North Korea just announced it won’t imminently attack Guam.
Kim Jong Un “will watch a little more the foolish and stupid conduct” of the United States before he decides to launch any missiles toward Guam, the country’s state-run Korean Central News Agency reported on Monday.
However, Kim warned that if the US persists in its “extremely dangerous reckless actions on the Korean peninsula and in its vicinity,” he may reconsider his decision.
This is the first major sign of deescalation by North Korea since both sides exchanged threats in the past week. And it could provide an opening for the US and North Korea to walk back from the tit-for-tat escalation many feared could spiral into war.
“The statement sure looks like a [North Korean] attempt at deescalation,” Mira Rapp-Hooper, an Asia security expert at Yale Law School, said in an interview. “But,” she adds, “this is a pause, not a full reprieve.”
So, at least for now, North Korea is backing away from its threat to fire missiles near Guam. But both sides have a lot more work to do to avoid a crisis — and it’s not clear that will happen in the near future.
“The implicit threat remains,” MIT nuclear expert Vipin Narang told me. “Kim Jong Un is now briefed and poised to give the order if he thinks the US gives him a reason to.”
Tensions could soon rise again
The United States and South Korea are about to conduct a long-planned military exercise that could anger North Korea at a precarious time.

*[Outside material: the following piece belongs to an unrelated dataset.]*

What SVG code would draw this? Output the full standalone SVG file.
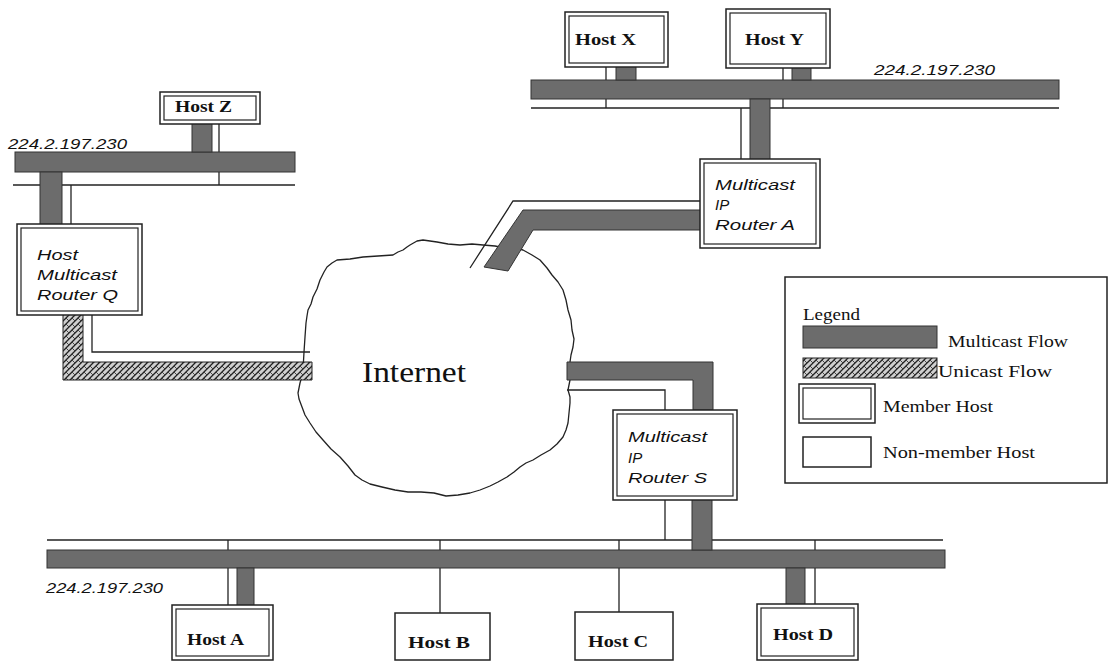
<svg xmlns="http://www.w3.org/2000/svg" width="1111" height="662" viewBox="0 0 1111 662">
<style>
.mc{fill:#6c6c6c;stroke:#333;stroke-width:1}
.uc{fill:url(#hatch);stroke:#222;stroke-width:1}
.thin{fill:none;stroke:#222;stroke-width:1.3}
.box{fill:#fff;stroke:#222;stroke-width:1.5}
.inner{fill:#fff;stroke:#222;stroke-width:1.2}
.host{font-family:"Liberation Serif",serif;font-weight:bold;font-size:16px;fill:#111}
.rt{font-family:"Liberation Sans",Arial,sans-serif;font-style:italic;font-size:15px;fill:#111}
.ip{font-family:"Liberation Sans",Arial,sans-serif;font-style:italic;font-size:15px;fill:#111}
.lg{font-family:"Liberation Serif",serif;font-size:16px;fill:#111}
</style>
<defs>
<pattern id="hatch" width="6" height="6" patternUnits="userSpaceOnUse">
<rect width="6" height="6" fill="#cfcfcf"/>
<path d="M0,6 L6,0 M-1,1 L1,-1 M5,7 L7,5" stroke="#222" stroke-width="1.3"/>
<path d="M0,0 L3,3" stroke="#444" stroke-width="1"/>
</pattern>
</defs>
<rect width="1111" height="662" fill="#fff"/>

<g id="internet">
<path d="M304,352 L305,337 306,323 307,316 308,310 311,304 313,297 317,289 320,280 324,272 327,267 332,263 337,260 350,259 363,257 378,256 393,255 398,252 403,250 407,247 410,245 417,241 423,240 430,241 437,242 448,244 460,245 472,244 483,245 495,246 505,248 515,248 523,250 532,255 540,260 547,268 552,275 558,282 563,290 566,300 568,310 571,320 572,330 574,339 573,347 571,355 570,362 570,380 568,390 570,397 570,403 569,413 568,423 566,430 563,437 557,444 550,450 541,455 533,460 526,463 520,467 514,472 507,477 498,482 490,486 480,490 470,493 458,495 446,496 434,493 421,492 408,492 395,490 382,487 370,484 362,480 355,475 348,466 340,457 331,449 323,440 316,432 310,423 305,415 302,407 299,399 298,393 299,388 300,383 302,376 303,370 Z" fill="#fff" stroke="#222" stroke-width="1.3" stroke-linejoin="round"/>
<text x="362" y="382" font-family="Liberation Serif,serif" font-size="30" textLength="104" lengthAdjust="spacingAndGlyphs" fill="#111">Internet</text>
</g>

<g id="connectors">
<line class="thin" x1="13" y1="185" x2="295" y2="185"/>
<line class="thin" x1="219" y1="123" x2="219" y2="185"/>
<line class="thin" x1="71" y1="185" x2="71" y2="225"/>
<rect class="mc" x="15" y="152" width="280" height="20"/>
<rect class="mc" x="192" y="114" width="20" height="38"/>
<rect class="mc" x="40" y="172" width="22" height="53"/>
<polyline class="thin" points="92,314 92,352 310,352"/>
<path class="uc" d="M63,314 L83,314 L83,362 L312,362 L312,380 L63,380 Z"/>
<line class="thin" x1="531" y1="108" x2="1059" y2="108"/>
<line class="thin" x1="606" y1="67" x2="606" y2="108"/>
<line class="thin" x1="783" y1="68" x2="783" y2="108"/>
<line class="thin" x1="741" y1="108" x2="741" y2="160"/>
<rect class="mc" x="531" y="80" width="528" height="19"/>
<rect class="mc" x="616" y="64" width="20" height="16"/>
<rect class="mc" x="792" y="64" width="19" height="16"/>
<rect class="mc" x="750" y="99" width="20" height="61"/>
<polyline class="thin" points="701,201 513,201 470,268"/>
<path class="mc" d="M701,210 L523,210 L484,267 L508,271 L533,230 L701,230 Z"/>
<polyline class="thin" points="567,390 665,390 665,410"/>
<path class="mc" d="M567,362 L713,362 L713,410 L693,410 L693,380 L567,380 Z"/>
<line class="thin" x1="47" y1="540" x2="943" y2="540"/>
<line class="thin" x1="665" y1="500" x2="665" y2="540"/>
<line class="thin" x1="228" y1="540" x2="228" y2="605"/>
<line class="thin" x1="440" y1="540" x2="440" y2="613"/>
<line class="thin" x1="619" y1="540" x2="619" y2="612"/>
<line class="thin" x1="815" y1="540" x2="815" y2="604"/>
<rect class="mc" x="47" y="550" width="898" height="18"/>
<rect class="mc" x="692" y="498" width="20" height="52"/>
<rect class="mc" x="237" y="568" width="17" height="39"/>
<rect class="mc" x="786" y="568" width="19" height="38"/>
</g>

<g id="labels">
<text class="ip" x="8" y="149" textLength="119" lengthAdjust="spacingAndGlyphs">224.2.197.230</text>
<text class="ip" x="874" y="75" textLength="121" lengthAdjust="spacingAndGlyphs">224.2.197.230</text>
<text class="ip" x="46" y="593" textLength="117" lengthAdjust="spacingAndGlyphs">224.2.197.230</text>
</g>

<g id="host-z">
<rect class="box" x="160" y="92" width="100" height="32"/>
<rect class="inner" x="164" y="96" width="92" height="24"/>
<text class="host" x="175" y="112" textLength="57" lengthAdjust="spacingAndGlyphs">Host Z</text>
</g>

<g id="router-q">
<rect class="box" x="17" y="224" width="125" height="91"/>
<rect class="inner" x="21" y="228" width="117" height="83"/>
<text class="rt" x="37" y="260" textLength="41" lengthAdjust="spacingAndGlyphs">Host</text>
<text class="rt" x="37" y="280" textLength="80" lengthAdjust="spacingAndGlyphs">Multicast</text>
<text class="rt" x="37" y="300" textLength="81" lengthAdjust="spacingAndGlyphs">Router Q</text>
</g>

<g id="host-x">
<rect class="box" x="565" y="12" width="103" height="55"/>
<rect class="inner" x="569" y="16" width="95" height="47"/>
<text class="host" x="575" y="45" textLength="61" lengthAdjust="spacingAndGlyphs">Host X</text>
</g>

<g id="host-y">
<rect class="box" x="726" y="9" width="104" height="59"/>
<rect class="inner" x="730" y="13" width="96" height="51"/>
<text class="host" x="745" y="45" textLength="59" lengthAdjust="spacingAndGlyphs">Host Y</text>
</g>

<g id="router-a">
<rect class="box" x="700" y="159" width="120" height="89"/>
<rect class="inner" x="704" y="163" width="112" height="81"/>
<text class="rt" x="715" y="190" textLength="80" lengthAdjust="spacingAndGlyphs">Multicast</text>
<text class="rt" x="715" y="210">IP</text>
<text class="rt" x="715" y="230" textLength="80" lengthAdjust="spacingAndGlyphs">Router A</text>
</g>

<g id="router-s">
<rect class="box" x="613" y="410" width="124" height="90"/>
<rect class="inner" x="617" y="414" width="116" height="82"/>
<text class="rt" x="628" y="442" textLength="79" lengthAdjust="spacingAndGlyphs">Multicast</text>
<text class="rt" x="628" y="463">IP</text>
<text class="rt" x="628" y="483" textLength="79" lengthAdjust="spacingAndGlyphs">Router S</text>
</g>

<g id="host-a">
<rect class="box" x="172" y="605" width="101" height="55"/>
<rect class="inner" x="176" y="609" width="93" height="47"/>
<text class="host" x="187" y="645" textLength="57" lengthAdjust="spacingAndGlyphs">Host A</text>
</g>

<g id="host-b">
<rect class="box" x="395" y="613" width="95" height="47"/>
<text class="host" x="408" y="648" textLength="62" lengthAdjust="spacingAndGlyphs">Host B</text>
</g>

<g id="host-c">
<rect class="box" x="575" y="612" width="98" height="48"/>
<text class="host" x="588" y="647" textLength="60" lengthAdjust="spacingAndGlyphs">Host C</text>
</g>

<g id="host-d">
<rect class="box" x="757" y="604" width="101" height="56"/>
<rect class="inner" x="761" y="608" width="93" height="48"/>
<text class="host" x="773" y="640" textLength="60" lengthAdjust="spacingAndGlyphs">Host D</text>
</g>

<g id="legend">
<rect x="785" y="277" width="322" height="206" fill="#fff" stroke="#222" stroke-width="1.5"/>
<text class="lg" x="803" y="320" textLength="57" lengthAdjust="spacingAndGlyphs">Legend</text>
<rect class="mc" x="803" y="326" width="134" height="22"/>
<text class="lg" x="948" y="347" textLength="120" lengthAdjust="spacingAndGlyphs">Multicast Flow</text>
<rect class="uc" x="803" y="358" width="134" height="20"/>
<text class="lg" x="938" y="377" textLength="114" lengthAdjust="spacingAndGlyphs">Unicast Flow</text>
<rect class="box" x="799" y="384" width="76" height="39"/>
<rect class="inner" x="803" y="388" width="68" height="31"/>
<text class="lg" x="883" y="412" textLength="110" lengthAdjust="spacingAndGlyphs">Member Host</text>
<rect class="box" x="803" y="437" width="68" height="30"/>
<text class="lg" x="883" y="458" textLength="152" lengthAdjust="spacingAndGlyphs">Non-member Host</text>
</g>
</svg>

Starting August 21, tens of thousands of troops from both countries will participate in air, sea, and land exercises that they believe deter aggressive North Korea action.
But North Korea doesn’t see it that way. It believes the US and South Korea use this training to prepare for an invasion of the North.
There may be a reason for that. After all, CNN reports the trainings will include “amphibious landings, intense live-fire exercises, counter-terrorism drills, and simulated or tabletop battle plans.”
Showing its displeasure, Pyongyang put out a separate, more threatening statement yesterday about the exercise. “No matter what rhetoric they let out about ‘annual, regular, and defense’ drills, they cannot cover up the danger of a war outbreak,” the statement said. “What matters is that when a second Korean war breaks out, it would be a nuclear war.”
It’s worth noting that North Korea perennially issues dire threats right before these exercises but doesn’t follow through with them.
But in this case, Rapp-Hooper wonders if the two statements are meant to get the US and South Korea to alter the exercises in some way. “None of these statements identify what [North Korea] is asking for, but some modification to US-[South Korea] exercises this month is a reasonable inference,” she said.
Lt. Col. Christopher Logan, a Pentagon spokesperson, told me that there are currently “no plans to modify the exercise.”
That said, the Trump administration is also signaling that it doesn’t want a military fight with North Korea. “The object of our peaceful pressure campaign is the denuclearization of the Korean Peninsula,” Secretary of Defense James Mattis and Secretary of State Rex Tillerson wrote in a Wall Street Journal op-ed on August 13.
“We do not seek an excuse to garrison US troops north of the Demilitarized Zone. We have no desire to inflict harm on the long-suffering North Korean people, who are distinct from the hostile regime in Pyongyang,” they continued.
So even with military exercises fast approaching, both North Korea and the US are publicly signaling that they don’t want the current standoff to end in conflict. They have both given each other an opening. The question now is if Washington and Pyongyang will seize this opportunity.